## Exercise requirements
Return the listing below in full, with every line exactly as it is.

## Data segment
>> START

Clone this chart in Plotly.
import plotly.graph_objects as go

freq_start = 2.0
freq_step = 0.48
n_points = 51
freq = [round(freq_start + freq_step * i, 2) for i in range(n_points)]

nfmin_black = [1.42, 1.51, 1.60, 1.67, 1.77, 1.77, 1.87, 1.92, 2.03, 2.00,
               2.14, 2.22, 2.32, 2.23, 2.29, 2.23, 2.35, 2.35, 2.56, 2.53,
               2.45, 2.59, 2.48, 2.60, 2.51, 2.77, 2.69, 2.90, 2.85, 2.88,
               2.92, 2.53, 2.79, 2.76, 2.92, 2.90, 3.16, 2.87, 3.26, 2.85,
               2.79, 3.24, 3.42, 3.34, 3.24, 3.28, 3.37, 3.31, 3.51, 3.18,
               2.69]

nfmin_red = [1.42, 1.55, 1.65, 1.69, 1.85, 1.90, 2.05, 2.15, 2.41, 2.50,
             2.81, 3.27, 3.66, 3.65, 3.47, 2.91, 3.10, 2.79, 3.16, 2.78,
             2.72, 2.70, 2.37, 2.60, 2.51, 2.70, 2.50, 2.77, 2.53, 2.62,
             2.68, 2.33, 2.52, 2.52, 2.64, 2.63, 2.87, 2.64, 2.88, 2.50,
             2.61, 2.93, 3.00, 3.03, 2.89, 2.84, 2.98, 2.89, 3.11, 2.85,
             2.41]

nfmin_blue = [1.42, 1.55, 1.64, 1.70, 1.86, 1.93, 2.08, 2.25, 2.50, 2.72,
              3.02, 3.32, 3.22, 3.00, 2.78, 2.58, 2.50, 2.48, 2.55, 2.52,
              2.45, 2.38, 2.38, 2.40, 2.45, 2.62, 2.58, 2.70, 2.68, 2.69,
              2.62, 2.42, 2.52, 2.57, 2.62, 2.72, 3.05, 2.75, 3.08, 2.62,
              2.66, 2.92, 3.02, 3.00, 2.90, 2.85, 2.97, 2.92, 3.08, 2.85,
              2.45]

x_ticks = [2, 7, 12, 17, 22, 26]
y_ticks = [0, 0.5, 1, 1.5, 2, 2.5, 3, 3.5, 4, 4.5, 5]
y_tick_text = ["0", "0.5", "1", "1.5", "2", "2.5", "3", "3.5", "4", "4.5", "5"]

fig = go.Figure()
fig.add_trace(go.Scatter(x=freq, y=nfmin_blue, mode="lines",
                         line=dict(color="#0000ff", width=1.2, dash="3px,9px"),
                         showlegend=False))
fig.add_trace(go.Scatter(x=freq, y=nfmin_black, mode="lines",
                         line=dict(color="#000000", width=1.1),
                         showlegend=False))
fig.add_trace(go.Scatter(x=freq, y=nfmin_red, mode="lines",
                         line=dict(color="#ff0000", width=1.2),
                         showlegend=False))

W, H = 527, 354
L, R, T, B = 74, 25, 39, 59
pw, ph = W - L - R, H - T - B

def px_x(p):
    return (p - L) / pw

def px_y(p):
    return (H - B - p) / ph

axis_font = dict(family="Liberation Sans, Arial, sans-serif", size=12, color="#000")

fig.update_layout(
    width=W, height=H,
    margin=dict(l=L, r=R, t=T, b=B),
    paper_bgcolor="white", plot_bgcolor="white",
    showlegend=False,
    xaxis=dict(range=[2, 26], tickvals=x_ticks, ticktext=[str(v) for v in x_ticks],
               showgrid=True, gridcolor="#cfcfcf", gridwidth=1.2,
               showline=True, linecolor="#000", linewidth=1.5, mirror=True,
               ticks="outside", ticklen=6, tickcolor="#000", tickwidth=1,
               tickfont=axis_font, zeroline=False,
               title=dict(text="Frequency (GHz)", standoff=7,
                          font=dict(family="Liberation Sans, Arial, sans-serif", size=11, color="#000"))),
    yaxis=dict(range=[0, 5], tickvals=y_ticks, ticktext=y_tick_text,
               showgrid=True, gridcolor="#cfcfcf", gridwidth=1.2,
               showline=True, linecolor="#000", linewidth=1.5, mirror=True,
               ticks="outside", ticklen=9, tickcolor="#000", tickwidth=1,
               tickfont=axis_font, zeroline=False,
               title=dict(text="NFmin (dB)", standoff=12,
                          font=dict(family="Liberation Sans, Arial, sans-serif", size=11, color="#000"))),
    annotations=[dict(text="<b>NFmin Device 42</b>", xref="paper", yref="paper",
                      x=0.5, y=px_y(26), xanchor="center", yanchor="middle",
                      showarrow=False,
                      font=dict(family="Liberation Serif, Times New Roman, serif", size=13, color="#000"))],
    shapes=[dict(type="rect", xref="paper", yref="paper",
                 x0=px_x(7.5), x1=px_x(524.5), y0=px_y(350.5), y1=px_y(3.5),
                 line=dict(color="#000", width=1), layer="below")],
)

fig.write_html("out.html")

>> END

## Answer for the task
Clone this chart in Plotly.
import plotly.graph_objects as go

freq_start = 2.0
freq_step = 0.48
n_points = 51
freq = [round(freq_start + freq_step * i, 2) for i in range(n_points)]

nfmin_black = [1.42, 1.51, 1.60, 1.67, 1.77, 1.77, 1.87, 1.92, 2.03, 2.00,
               2.14, 2.22, 2.32, 2.23, 2.29, 2.23, 2.35, 2.35, 2.56, 2.53,
               2.45, 2.59, 2.48, 2.60, 2.51, 2.77, 2.69, 2.90, 2.85, 2.88,
               2.92, 2.53, 2.79, 2.76, 2.92, 2.90, 3.16, 2.87, 3.26, 2.85,
               2.79, 3.24, 3.42, 3.34, 3.24, 3.28, 3.37, 3.31, 3.51, 3.18,
               2.69]

nfmin_red = [1.42, 1.55, 1.65, 1.69, 1.85, 1.90, 2.05, 2.15, 2.41, 2.50,
             2.81, 3.27, 3.66, 3.65, 3.47, 2.91, 3.10, 2.79, 3.16, 2.78,
             2.72, 2.70, 2.37, 2.60, 2.51, 2.70, 2.50, 2.77, 2.53, 2.62,
             2.68, 2.33, 2.52, 2.52, 2.64, 2.63, 2.87, 2.64, 2.88, 2.50,
             2.61, 2.93, 3.00, 3.03, 2.89, 2.84, 2.98, 2.89, 3.11, 2.85,
             2.41]

nfmin_blue = [1.42, 1.55, 1.64, 1.70, 1.86, 1.93, 2.08, 2.25, 2.50, 2.72,
              3.02, 3.32, 3.22, 3.00, 2.78, 2.58, 2.50, 2.48, 2.55, 2.52,
              2.45, 2.38, 2.38, 2.40, 2.45, 2.62, 2.58, 2.70, 2.68, 2.69,
              2.62, 2.42, 2.52, 2.57, 2.62, 2.72, 3.05, 2.75, 3.08, 2.62,
              2.66, 2.92, 3.02, 3.00, 2.90, 2.85, 2.97, 2.92, 3.08, 2.85,
              2.45]

x_ticks = [2, 7, 12, 17, 22, 26]
y_ticks = [0, 0.5, 1, 1.5, 2, 2.5, 3, 3.5, 4, 4.5, 5]
y_tick_text = ["0", "0.5", "1", "1.5", "2", "2.5", "3", "3.5", "4", "4.5", "5"]

fig = go.Figure()
fig.add_trace(go.Scatter(x=freq, y=nfmin_blue, mode="lines",
                         line=dict(color="#0000ff", width=1.2, dash="3px,9px"),
                         showlegend=False))
fig.add_trace(go.Scatter(x=freq, y=nfmin_black, mode="lines",
                         line=dict(color="#000000", width=1.1),
                         showlegend=False))
fig.add_trace(go.Scatter(x=freq, y=nfmin_red, mode="lines",
                         line=dict(color="#ff0000", width=1.2),
                         showlegend=False))

W, H = 527, 354
L, R, T, B = 74, 25, 39, 59
pw, ph = W - L - R, H - T - B

def px_x(p):
    return (p - L) / pw

def px_y(p):
    return (H - B - p) / ph

axis_font = dict(family="Liberation Sans, Arial, sans-serif", size=12, color="#000")

fig.update_layout(
    width=W, height=H,
    margin=dict(l=L, r=R, t=T, b=B),
    paper_bgcolor="white", plot_bgcolor="white",
    showlegend=False,
    xaxis=dict(range=[2, 26], tickvals=x_ticks, ticktext=[str(v) for v in x_ticks],
               showgrid=True, gridcolor="#cfcfcf", gridwidth=1.2,
               showline=True, linecolor="#000", linewidth=1.5, mirror=True,
               ticks="outside", ticklen=6, tickcolor="#000", tickwidth=1,
               tickfont=axis_font, zeroline=False,
               title=dict(text="Frequency (GHz)", standoff=7,
                          font=dict(family="Liberation Sans, Arial, sans-serif", size=11, color="#000"))),
    yaxis=dict(range=[0, 5], tickvals=y_ticks, ticktext=y_tick_text,
               showgrid=True, gridcolor="#cfcfcf", gridwidth=1.2,
               showline=True, linecolor="#000", linewidth=1.5, mirror=True,
               ticks="outside", ticklen=9, tickcolor="#000", tickwidth=1,
               tickfont=axis_font, zeroline=False,
               title=dict(text="NFmin (dB)", standoff=12,
                          font=dict(family="Liberation Sans, Arial, sans-serif", size=11, color="#000"))),
    annotations=[dict(text="<b>NFmin Device 42</b>", xref="paper", yref="paper",
                      x=0.5, y=px_y(26), xanchor="center", yanchor="middle",
                      showarrow=False,
                      font=dict(family="Liberation Serif, Times New Roman, serif", size=13, color="#000"))],
    shapes=[dict(type="rect", xref="paper", yref="paper",
                 x0=px_x(7.5), x1=px_x(524.5), y0=px_y(350.5), y1=px_y(3.5),
                 line=dict(color="#000", width=1), layer="below")],
)

fig.write_html("out.html")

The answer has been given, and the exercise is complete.